Connection of Future Digital Amplifiers


Posted by Andre Yew [IP: 208.8.104.2] on April 15, 1999 at 11:18:37
Using Mozilla/4.0 (compatible; MSIE 4.01; Windows 98):

In Reply to: Connection of Future Digital Amplifiers posted by Scott Boyd on April 14, 1999 at 11:26:40:

I must come to the defense of digital speakers, in the sense that Meridian have implemented them. They have several advantages:

1. They are truly actively tri-amped, with separate amps and active xovers for each driver unit. As such, the amps are not very large (75W/driver), and they gain all the advantages of active xovers. Of course, analog active xovers can also achieve this, but it is also an advantage of the Meridian implementation.

2. Their xovers are digital. They can not only be steeper and more precise, but adjustable. The Meridian speakers apparently adjust xover settings based on levels to protect themselves. This is another advantage of a fully-integrated actively xover'ed system --- the designer has complete knowledge of the speaker/amp combo and can provide things like fully calibrated readouts (the Meridians will tell you how loud they are playing in dBSPL), protection that is appropriate to the speaker, and so on. A digital-input system is also more reliable to interconnect in terms of quality as well as ease than an analog system, and has many more advantages, like point #3 below.

3. System integration of the Meridian is very slick. Running one cable between speakers lets the Meridian system unit automatically control all of them as well as determine what kind of configuration it needs to set up. For example, how many speakers do I have, and what are their low-bass capabilities?

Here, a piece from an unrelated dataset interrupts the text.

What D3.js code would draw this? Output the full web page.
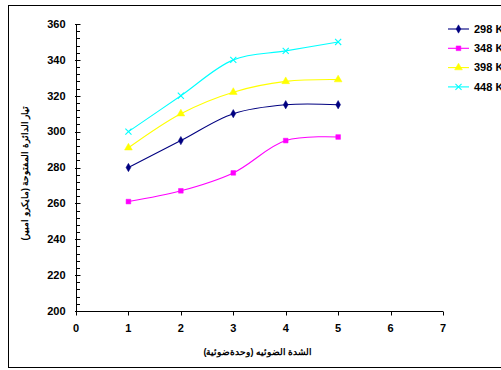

4. The Meridian system sounds good. While not to everyone's tastes, the system sounds very good for a 7-year old computer-based system. 7 years ago, we were fawning over 66MHz 486DX2s, which are completely obsolete by now, but the Meridian speakers keep going.

5. We get the system as an integrated whole, which is what counts, since it's the sound of the whole system that we are listening to, and not one piece like an amp. I think the ability to mix and match amps and components is overrated, overabused, and a Pandora's box. With an integrated system, we get what the designer intends us to hear. We may not like it, but at least we know we are hearing his ideas directly.

I personally think that Meridian-style speakers are the way to go in the future, and that it was way ahead of its time. Just recently has Microsoft and Philips introduced a USB-based speaker that is operating on similar principles to the Meridian system.